The notion of war is limited to the construction of Nation States and empires; therefore, editorializing the genocide as a “bilateral conflict” not only endorses the Zionist disinformation machinery, but ends up functioning as a political capital of Zionism to deepen the genocide and conquer with international public opinion the legitimacy of its Islamophobia and its necropolitics.

We return to the main question: Do people know? Yes, people know.

It’s just that, within the plots of abominable media morality and selective empathy, Palestine is a (non) place, a space of exception within the cartography of human rights and the grammars of international law. Under the colonial regime of modernity, the password to enter the cartography of human rights depends on the binary regime of “legality” vs “illegality”, as the only way to exist universally in the face of the law. Under this premise, the Zionist disinformation machinery and Western-centric Islamophobia have made the Palestinian people a community of profound historical illegality.



In the face of genocide, there are pacts of silence, technologies for silencing, regimes of silencing. Faced with the tepidness, omission, and stupidity of editorializing the genocide as “a bilateral conflict,” “a war of historical complexity,” “a ceasefire on both sides,” “all lives matter,” “peace and stability in Middle East”, there is a manifest act of complicity with the perpetrators of the genocide. The mandates of silence by institutional, corporate, state consensus are a public gesture of complicity with one of the most ominous structures of State terrorism, violence, dispossession and politics of death of contemporary times.

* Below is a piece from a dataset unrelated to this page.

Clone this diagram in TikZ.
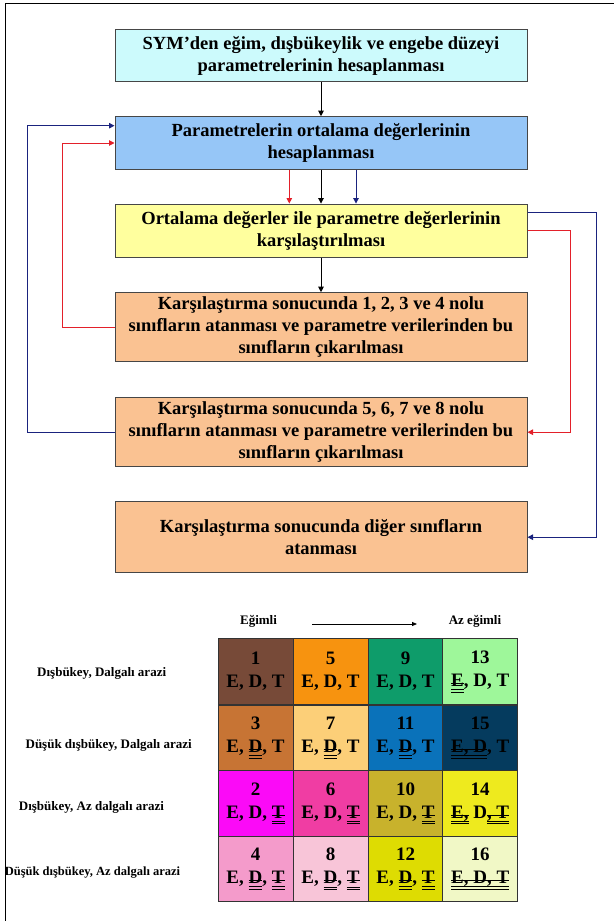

And by this, I am not only referring to the geopolitical chess game that the Biden administration plays in its political and moral support for the genocide, like the United Kingdom, France, Egypt, Spain, Canada, Lebanon, Australia, etc. Nor to the miserable performative exercises of the precautionary rhetoric of the United Nations Security Council, nor to the political lobbies, nor to the new de facto powers articulated by GAFAM, MAGMA, FAAMG, or Wall Street, Hollywood and the real estate industry of the United States, nor to all the rest of the conglomerates of the political economy of extractivism, whose relationship with Zionism is very well known to us. But to the regime of silence of all those global multimedia corporations, conglomerates of cultural-artistic institutions, museums, non-profit organizations, publishing projects, biennials of the Global North that promote “liberal multiculturalism”, intersectional agendas, tacky environmentalism, performative anti-racism, the metanarrative of the “Global South”, of the plethora of postcolonial discourses, of the 20-30 agenda, of cultural democracy, of the “unrestricted commitment to human rights” and social justice, in which —in many cases—their boards of directors, councils, and financiers are made up of plutocrats related to Zionism or the State of Israel. This time, their pact of silence is bathed in blood.



In the face of death, there is no room for optimism.

The infanticide in Gaza warns us that this time there is no war to fight; there is a memory to account for everything lost amongst the mourning and the rubble. We are left with the dispute over memory; we have to relentlessly denounce that we are witnessing the historical operation of a genocide.

“Sing me a song from home,
break a plate or two, throw a stone or two,
because the screams make me nostalgic;
I almost no longer fear the sound of sirens.”